Tujuan yang mereka ingin capai dalam filsafat Ilahi dan urusan-urusan metafisikal adalah melahirkan sebuah sistem sipil yang tepat berdasarkan ilmu dan amal. Dengan merealisasikan tujuan ini sistem pemikiran Aristotelian dapat diwujudkan dan juga sistem pemikiran Platonian serta gabungan dari kedua metode pemikiran ini.
Atas dasar itu, Farabi berusaha menggabungkan pendapat-pendapat Aristoteles dan Plato dan pada dasarnya pandangan ini (menggabungkan dua pandangan filsafat) adalah pandangan Farabi sendiri yang ingin mendamaikan pemikiran-pemikiran Peripatetik dan Iluminasionis, murid aliran ini, Ibnu Sina kurang lebihnya melakukan hal ini.
Qasidah ‘Ainiyyah karya Ibnu Sina sepenuhnya bercorak neo-Platonisme dan pada al-Isyarât wa al-Tanbihât dalam dua pertiga namath, Ibnu Sina mengemukakan pembahasan-pembahasan dengan menggunakan metode Peripatetik-Iluminasionis.

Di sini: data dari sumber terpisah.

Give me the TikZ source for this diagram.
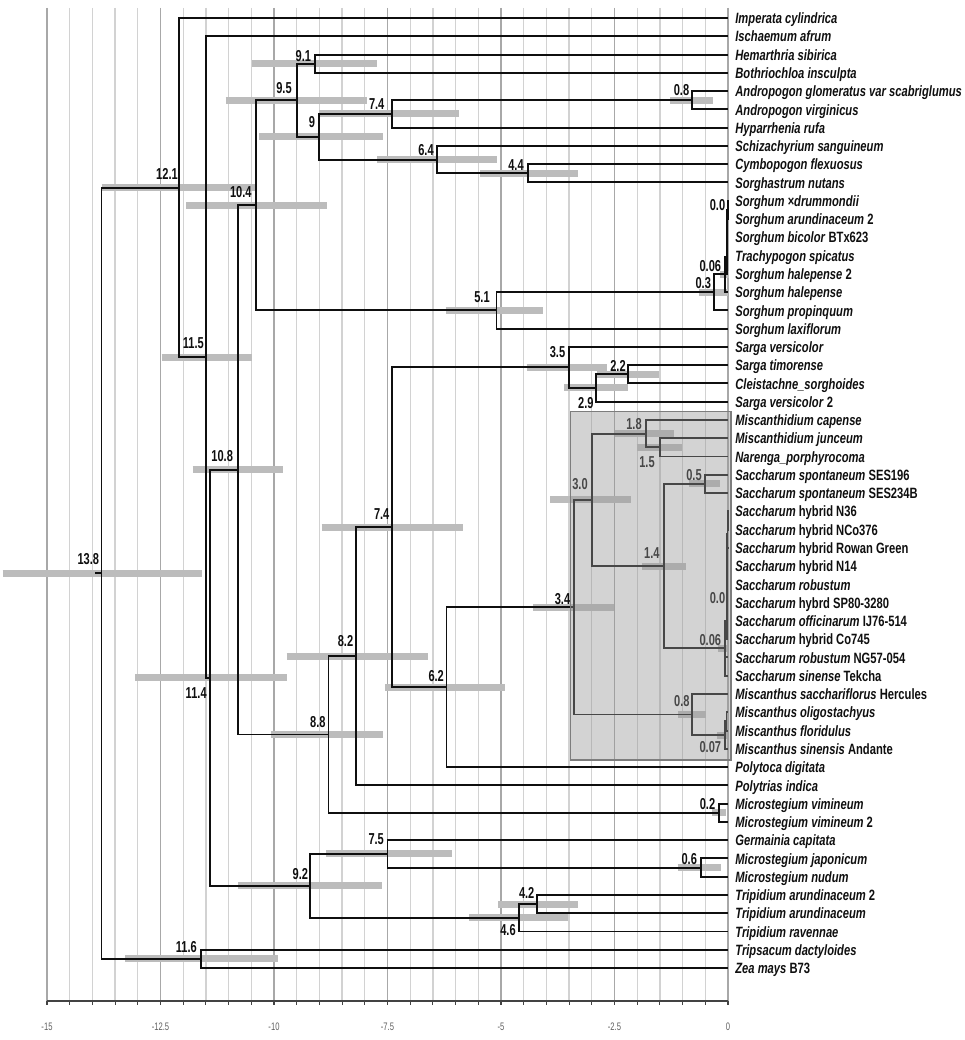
\documentclass[tikz,border=0pt]{standalone}
\usepackage{fontspec}
\setmainfont{Liberation Sans}
\newfontfamily\tipf{Liberation Sans}[FakeStretch=0.75]
\newfontfamily\agef{Liberation Sans}[FakeStretch=0.70]
\definecolor{treec}{RGB}{15,15,15}
\definecolor{barc}{RGB}{188,188,188}
\definecolor{gridc}{RGB}{210,210,210}
\definecolor{gridk}{RGB}{168,168,168}
\definecolor{axc}{RGB}{95,95,95}
\definecolor{ovc}{RGB}{150,150,150}
\definecolor{ovb}{RGB}{125,125,125}
\tikzset{
  tree/.style={draw=treec, line width=1.1pt},
  hpd/.style={draw=barc, line width=4pt},
  gridlight/.style={draw=gridc, line width=0.7pt},
  griddark/.style={draw=gridk, line width=0.85pt},
  axisline/.style={draw=axc!70!black, line width=0.9pt},
  tip/.style={anchor=base west, inner sep=0pt, text=treec, font=\tipf\fontsize{8.5}{10}\selectfont\bfseries},
  age/.style={anchor=center, inner sep=0pt, text=treec, font=\agef\fontsize{9}{10}\selectfont\bfseries},
  axlab/.style={anchor=center, inner sep=0pt, text=axc, font=\agef\fontsize{6.2}{7}\selectfont},
  overlay box/.style={fill=ovc, fill opacity=0.42, draw=ovb, line width=0.6pt}
}
\begin{document}
\begin{tikzpicture}[x=0.02cm, y=-0.02cm]
\useasboundingbox (0,0) rectangle (964,1040);
% grid
\foreach \k in {0,...,30} { \draw[gridlight] ({728-22.7*\k},8) -- ({728-22.7*\k},1001); }
\foreach \k in {0,5,...,30} { \draw[griddark] ({728-22.7*\k},8) -- ({728-22.7*\k},1001); }
% axis
\draw[axisline] (47,1001) -- (728,1001);
\foreach \k in {0,...,30} { \draw[axisline, line width=0.6pt] ({728-22.7*\k},1001) -- ({728-22.7*\k},1005); }
\foreach \v/\xx in {-15/47,-12.5/160.5,-10/274,-7.5/387.5,-5/501,-2.5/614.5,0/728} { \node[axlab] (ax\xx) at (\xx,1027) {\v}; }
% HPD bars
\foreach \a/\b/\y in {2.7/201.7/573.2, 101.7/255.7/187.55, 125/278.3/958.9, 161.7/251.7/357.1, 135/287.3/677.9,
 192.7/282.7/469.9, 186/326.7/205.34, 225.7/367.3/100.22, 251.7/376.7/63.68, 259/383.3/136.76, 319/459/113.92,
 377.3/496.7/159.6, 480/577.7/173.3, 670/713.3/100.22, 445.7/543.3/310.46, 699.3/728/292.34, 720/729/274.35,
 526.7/606.7/367.42, 564/627.7/387.97, 596.7/659.3/374.27, 615/674/433.64, 636.7/681.7/447.35, 550/631/499.9,
 689.3/720/483.89, 641.7/685.7/566.1, 533.3/614.3/607.2, 718/727/648.4, 678.3/706/714.5, 717/727/735.1,
 321.7/463.3/527.3, 385/505/687.1, 286.7/427.7/656.3, 271/383.3/734.5, 711.7/726/812.75, 326/451.7/853.85,
 677.7/721/867.56, 238.3/381.7/885.8, 498.3/578.3/904.1, 469.3/568.3/917.8}
 { \draw[hpd] (\a,\y) -- (\b,\y); }
% tips
\foreach \n [count=\i] in {
\textit{Imperata cylindrica},
\textit{Ischaemum afrum},
\textit{Hemarthria sibirica},
\textit{Bothriochloa insculpta},
\textit{Andropogon glomeratus var scabriglumus},
\textit{Andropogon virginicus},
\textit{Hyparrhenia rufa},
\textit{Schizachyrium sanguineum},
\textit{Cymbopogon flexuosus},
\textit{Sorghastrum nutans},
\textit{Sorghum ×drummondii},
\textit{Sorghum arundinaceum} 2,
\textit{Sorghum bicolor} BTx623,
\textit{Trachypogon spicatus},
\textit{Sorghum halepense} 2,
\textit{Sorghum halepense},
\textit{Sorghum propinquum},
\textit{Sorghum laxiflorum},
\textit{Sarga versicolor},
\textit{Sarga timorense},
\textit{Cleistachne\_sorghoides},
\textit{Sarga versicolor} 2,
\textit{Miscanthidium capense},
\textit{Miscanthidium junceum},
\textit{Narenga\_porphyrocoma},
\textit{Saccharum spontaneum} SES196,
\textit{Saccharum spontaneum} SES234B,
\textit{Saccharum} hybrid N36,
\textit{Saccharum} hybrid NCo376,
\textit{Saccharum} hybrid Rowan Green,
\textit{Saccharum} hybrid N14,
\textit{Saccharum robustum},
\textit{Saccharum} hybrd SP80-3280,
\textit{Saccharum officinarum} IJ76-514,
\textit{Saccharum} hybrid Co745,
\textit{Saccharum robustum} NG57-054,
\textit{Saccharum sinense} Tekcha,
\textit{Miscanthus sacchariflorus} Hercules,
\textit{Miscanthus oligostachyus},
\textit{Miscanthus floridulus},
\textit{Miscanthus sinensis} Andante,
\textit{Polytoca digitata},
\textit{Polytrias indica},
\textit{Microstegium vimineum},
\textit{Microstegium vimineum} 2,
\textit{Germainia capitata},
\textit{Microstegium japonicum},
\textit{Microstegium nudum},
\textit{Tripidium arundinaceum} 2,
\textit{Tripidium arundinaceum},
\textit{Tripidium ravennae},
\textit{Tripsacum dactyloides},
\textit{Zea mays} B73}
{ \coordinate (e\i) at (728,{18+(\i-1)*18.27});
  \node[tip] (t\i) at (735,{18+(\i-1)*18.27+5.7}) {\n}; }
% internal nodes
\coordinate (rs) at (95,573.2);
\coordinate (nRoot) at (101.5,573.2);
\coordinate (n121) at (178.7,187.55);
\coordinate (n116) at (201.4,958.9);
\coordinate (n115) at (205.9,357.1);
\coordinate (n114) at (210.4,677.9);
\coordinate (n108) at (237.7,469.9);
\coordinate (n104) at (255.8,205.34);
\coordinate (n95) at (296.7,100.22);
\coordinate (n91) at (314.9,63.68);
\coordinate (n90) at (319.4,136.76);
\coordinate (n74a) at (392,113.92);
\coordinate (n08a) at (691.7,100.22);
\coordinate (n64) at (437.4,159.6);
\coordinate (n44) at (528.2,173.3);
\coordinate (n51) at (496.5,310.46);
\coordinate (n03) at (714.4,292.34);
\coordinate (n006s) at (725.3,274.35);
\coordinate (s4) at (726.6,256.65);
\coordinate (s3) at (727.0,239.52);
\coordinate (s2) at (727.3,223.54);
\coordinate (s1) at (727.6,209.84);
\coordinate (n88) at (328.5,734.5);
\coordinate (n82) at (355.7,656.3);
\coordinate (n74b) at (392,527.3);
\coordinate (n35) at (569.1,367.42);
\coordinate (n29) at (596.3,387.97);
\coordinate (n22) at (628.1,374.27);
\coordinate (n62) at (446.5,687.1);
\coordinate (n34) at (573.6,607.2);
\coordinate (n30) at (591.8,499.9);
\coordinate (n18) at (646.3,433.64);
\coordinate (n15) at (659.9,447.35);
\coordinate (n14) at (664.4,566.1);
\coordinate (n05) at (705.3,483.89);
\coordinate (n006c) at (725.3,648.4);
\coordinate (c7) at (727.0,621.05);
\coordinate (c6) at (727.1,602.93);
\coordinate (c5) at (727.2,584.94);
\coordinate (c4) at (727.3,567.24);
\coordinate (c3) at (727.4,550.11);
\coordinate (c2) at (727.5,534.13);
\coordinate (c1) at (727.6,520.43);
\coordinate (n08m) at (691.7,714.5);
\coordinate (n007) at (724.8,735.1);
\coordinate (m1) at (726.5,721.4);
\coordinate (n02) at (718.9,812.75);
\coordinate (n92) at (310.3,885.8);
\coordinate (n75) at (387.5,853.85);
\coordinate (n06) at (700.8,867.56);
\coordinate (n46) at (519.2,917.8);
\coordinate (n42) at (537.3,904.1);
% edges
\draw[tree] (rs) -- (nRoot);
\foreach \p/\c in {nRoot/n121, nRoot/n116, n116/e52, n116/e53, n121/e1, n121/n115, n115/e2, n115/n114,
 n114/n108, n114/n92, n108/n104, n108/n88, n104/n95, n104/n51, n95/n91, n95/n90, n91/e3, n91/e4,
 n90/n74a, n90/n64, n74a/n08a, n74a/e7, n08a/e5, n08a/e6, n64/e8, n64/n44, n44/e9, n44/e10,
 n51/n03, n51/e18, n03/n006s, n03/e17, n006s/s4, n006s/e16, s4/s3, s4/e15, s3/s2, s3/e14, s2/s1, s2/e13,
 s1/e11, s1/e12, n88/n82, n88/n02, n82/n74b, n82/e43, n74b/n35, n74b/n62, n35/e19, n35/n29,
 n29/n22, n29/e22, n22/e20, n22/e21, n62/n34, n62/e42, n34/n30, n34/n08m, n30/n18, n30/n14,
 n18/e23, n18/n15, n15/e24, n15/e25, n14/n05, n14/n006c, n05/e26, n05/e27,
 n006c/c7, n006c/e36, n006c/e37, c7/c6, c7/e35, c6/c5, c6/e34, c5/c4, c5/e33, c4/c3, c4/e32,
 c3/c2, c3/e31, c2/c1, c2/e30, c1/e28, c1/e29, n08m/e38, n08m/n007, n007/m1, n007/e41, m1/e39, m1/e40,
 n02/e44, n02/e45, n92/n75, n92/n46, n75/e46, n75/n06, n06/e47, n06/e48, n46/n42, n46/e51, n42/e49, n42/e50}
 { \draw[tree] (\p) |- (\c); }
% age labels
\foreach \t/\x/\y [count=\j] in {9.1/303.3/56, 9.5/284/88, 7.4/376.7/104, 9/312/122, 6.4/426/150.5, 12.1/167/174,
 10.4/240.8/192, 0.8/681.5/90.5, 4.4/516/165, 5.1/482/296.7, 11.5/193.3/343, 0.0/717.5/205.3, 0.06/710.3/265.8,
 0.3/703.2/283, 3.5/557.5/352, 2.2/618/366, 2.9/585.8/403.3, 1.8/634/424, 1.5/647/462.5, 3.0/580/484.5,
 0.5/694/475.5, 1.4/651.8/553, 3.4/562.5/598.7, 0.0/717.5/598.3, 0.06/710.3/639.7, 0.8/681.8/700.8,
 0.07/710.3/747.5, 10.8/222.2/456, 13.8/88.3/559.3, 7.4/381.7/514.5, 8.2/345.5/640.8, 6.2/436.2/676.3,
 11.4/196.2/693.3, 8.8/317.8/722.2, 7.5/376.2/839.2, 9.2/300.3/874.2, 11.6/186.3/947, 0.2/707.5/803.8,
 0.6/689.2/859.2, 4.2/526.7/892.8, 4.6/508/930.3}
 { \node[age] (a\j) at (\x,\y) {\t}; }
% highlighted clade
\path[overlay box] (570.7,411.7) rectangle (731,760);
\end{tikzpicture}
\end{document}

Syaikh Maqtul Syihabuddin Suhrawardi (Syaikh al-Isyraq),[10] yang merupakan filosof yang menghidupkan filsafat Iluminasi Iran-Yunani, berkata bahwa untuk menyempurnakan jiwa pada sisi ilmu dan amal maka setiap orang harus menguasai prinsip-prisip filsafat teoritis Peripatetik dan juga pada tataran amal harus beramal sesuai dengan spirit filsafat Iluminasionis.
Pasca Ibnu Sina, kita dapat mengecualikan Khaja NasiruddinThusi dan Ibnu Rusyd al-Andalusi di sini dan selainnya kita hitung sebagai aliran eklektik atau gabungan yang pada dasarnya berhubungan dengan abad ketiga, keempat dan awal-awal abad kelima. Aliran terpenting dari aliran eklektik ini adalah aliran Ikhwan al-Shafa dan Khillan al-Wafa serta pada masa yang sama aliran filsafat Ismailiyyah yang berdasarkan pandangan-pandangan khusus Abu Hatim al-Razi dan Hamiduddin Kermani.[11]
Dalam aliran Ikhwan al-Shafa seluruh mazhab diterima dan seluruh peradaban dimanfaatkan. Dengan bersandar pada ayat-ayat al-Quran dan riwayat, mereka melahirkan aliran gabungan yang bisa jadi merupakan sebuah aliran toleran. Adapun aliran filsafat Ismailiyah yang didirikan oleh Abu Hatim al-Rai dan Hamiduddin Kermani sejatinya tidak bertujuan demikian dan melanjutkan aliran ini yang berpindah ke dinasti Ayyubi dan menarik puluhan filosof lainya seperti Suhrawardi.
Aliran-aliran ini di samping aliran teologi filsafat Hasani Zaidi yang merupakan pemikir mazhab Zaidiyah yang sezaman dengan Hamiddudin Kermani, melotarkan pemikiran baru dimana segala sesuatu dapat ditafsirkankan dan ditakwil.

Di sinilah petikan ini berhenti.